First, Lloyd argues that his sentence is procedurally unreasonable because the district court failed to calculate his sentencing range under the U.S. Sentencing Guidelines Manual (“Guidelines”). “We ․ ordinarily require a sentencing judge to put her Guidelines calculations on the record.” United States v. Fernandez, 443 F.3d 19, 29 (2d Cir. 2006), abrogated on other grounds by Rita v. United States, 551 U.S. 338, 127 S.Ct. 2456, 168 L.Ed.2d 203 (2007). The district court did not state the Guidelines calculation on the record; we conclude, however, that this was not plain error because the failure did not affect Lloyd’s substantial rights. See Irving, 554 F.3d at 78 (holding a plain error must affect substantial rights to warrant reversal). Probation calculated Lloyd’s Guidelines range and included it in the Report, which also discussed and considered factors relevant to Lloyd’s sentence. Moreover, the parties made the court aware that the Guidelines range was above the statutory maximum, and the court imposed a sentence at the statutory maximum. Therefore, the district court’s failure to put its Guidelines range calculation on the record was not plain error.
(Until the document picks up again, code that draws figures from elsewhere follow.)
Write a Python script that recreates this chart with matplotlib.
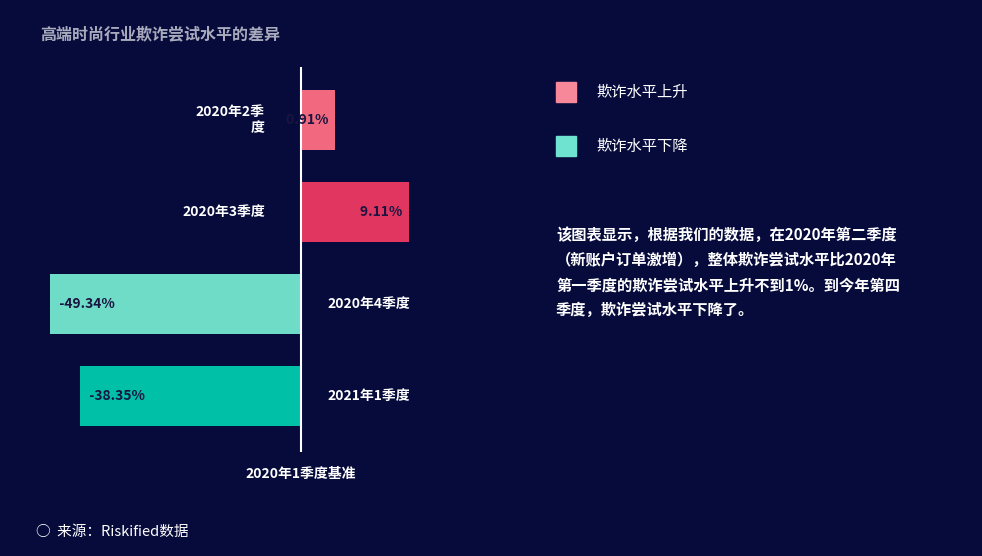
import numpy as np
import matplotlib.pyplot as plt

plt.rcParams['font.family'] = ['Noto Sans CJK SC', 'DejaVu Sans']

categories = ["2020年2季\n度", "2020年3季度", "2020年4季度", "2021年1季度"]
values = [0.91, 9.11, -49.34, -38.35]
colors = ["#f2687f", "#e03660", "#6fdcc8", "#00c0a8"]
legend_labels = ["欺诈水平上升", "欺诈水平下降"]
legend_colors = ["#f7889a", "#6fe3cf"]

BG = "#070b3c"
W, H = 982, 556


def fwd(x):
    return np.sign(x) * np.sqrt(np.abs(x))


def inv(x):
    return np.sign(x) * x ** 2


fig = plt.figure(figsize=(W / 100, H / 100), dpi=100, facecolor=BG)
ax = fig.add_axes([30 / W, (H - 452) / H, 530 / W, 385 / H])
ax.set_facecolor(BG)
ax.set_xscale('function', functions=(fwd, inv))
ax.set_xlim(-57.6, 52.6)
ax.set_ylim(3.61, -0.58)
y = np.arange(len(values))
ax.barh(y, values, height=0.65, color=colors, zorder=2)
ax.axvline(0, color="white", lw=1.5, zorder=3)
for s in ax.spines.values():
    s.set_visible(False)
ax.set_xticks([])
ax.set_yticks([])

for yi, v, c in zip(y, values, categories):
    if v > 0:
        ax.text(v, yi, f"{v:.2f}%  ", ha="right", va="center", color="#1a1540",
                fontsize=10, fontweight="bold")
        ax.annotate(c, (0, yi), xytext=(-26, 0), textcoords="offset points",
                    ha="right", va="center", color="white", fontsize=10,
                    fontweight="bold", multialignment="right")
    else:
        ax.text(v, yi, f"   {v:.2f}%", ha="left", va="center", color="#1a1540",
                fontsize=10, fontweight="bold")
        ax.annotate(c, (0, yi), xytext=(19, 0), textcoords="offset points",
                    ha="left", va="center", color="white", fontsize=10,
                    fontweight="bold")

fig.text(301 / W, 1 - 474 / H, "2020年1季度基准", ha="center", va="center",
         color="white", fontsize=10, fontweight="bold")
fig.text(40 / W, 1 - 34 / H, "高端时尚行业欺诈尝试水平的差异", ha="left",
         va="center", color="#a9abbd", fontsize=11.5, fontweight="bold")
fig.text(36 / W, 1 - 532 / H, "○  来源：Riskified数据", ha="left", va="center",
         color="white", fontsize=10.5)

for i, (lab, col) in enumerate(zip(legend_labels, legend_colors)):
    yc = 92 + i * 54
    fig.patches.append(plt.Rectangle((556 / W, 1 - (yc + 10) / H), 20 / W, 20 / H,
                                     transform=fig.transFigure, color=col))
    fig.text(596 / W, 1 - yc / H, lab, ha="left", va="center", color="white",
             fontsize=11)

para = ["该图表显示，根据我们的数据，在2020年第二季度",
        "（新账户订单激增），整体欺诈尝试水平比2020年",
        "第一季度的欺诈尝试水平上升不到1%。到今年第四",
        "季度，欺诈尝试水平下降了。"]
for i, line in enumerate(para):
    fig.text(556 / W, 1 - (235 + i * 25) / H, line, ha="left", va="center",
             color="white", fontsize=11, fontweight="bold")

fig.savefig("out.png", dpi=100, facecolor=BG)
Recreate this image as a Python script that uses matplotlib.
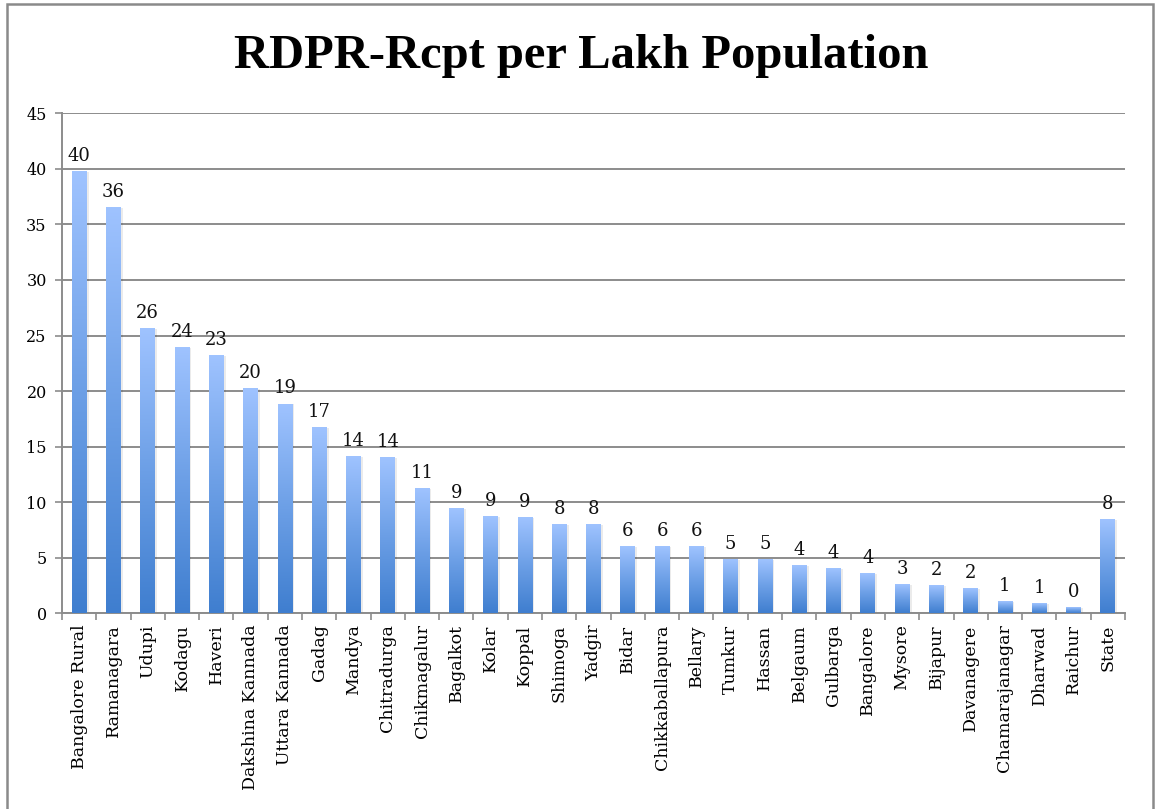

Second, Lloyd argues that the district court erred by failing to explicitly consider the § 3553(a) factors. We presume, however, that a sentencing judge has considered these factors in the absence of record evidence suggesting otherwise. See Fernandez, 443 F.3d at 30. Here, there is no error because the record shows that the court considered Lloyd’s history and characteristics, and Lloyd has not pointed to any evidence suggesting the court did not consider these factors.

Lastly, Lloyd argues that the court failed to “state its reasons for imposing the particular sentence of supervised release.” Appellant’s Br. at 23 (internal quotation marks and alteration omitted). The district court did not, however, impose a term of supervised release. To the extent Lloyd is arguing that the court failed to explain its reasons for the term of imprisonment, his argument also fails. As stated above, the court explained its reasons for imposing a term of 24 months’ imprisonment.

Accordingly, the district court did not commit plain error in sentencing Lloyd to 24 months’ imprisonment.

* * *

We have considered Lloyd’s remaining arguments and find them to be without merit. Accordingly, we AFFIRM.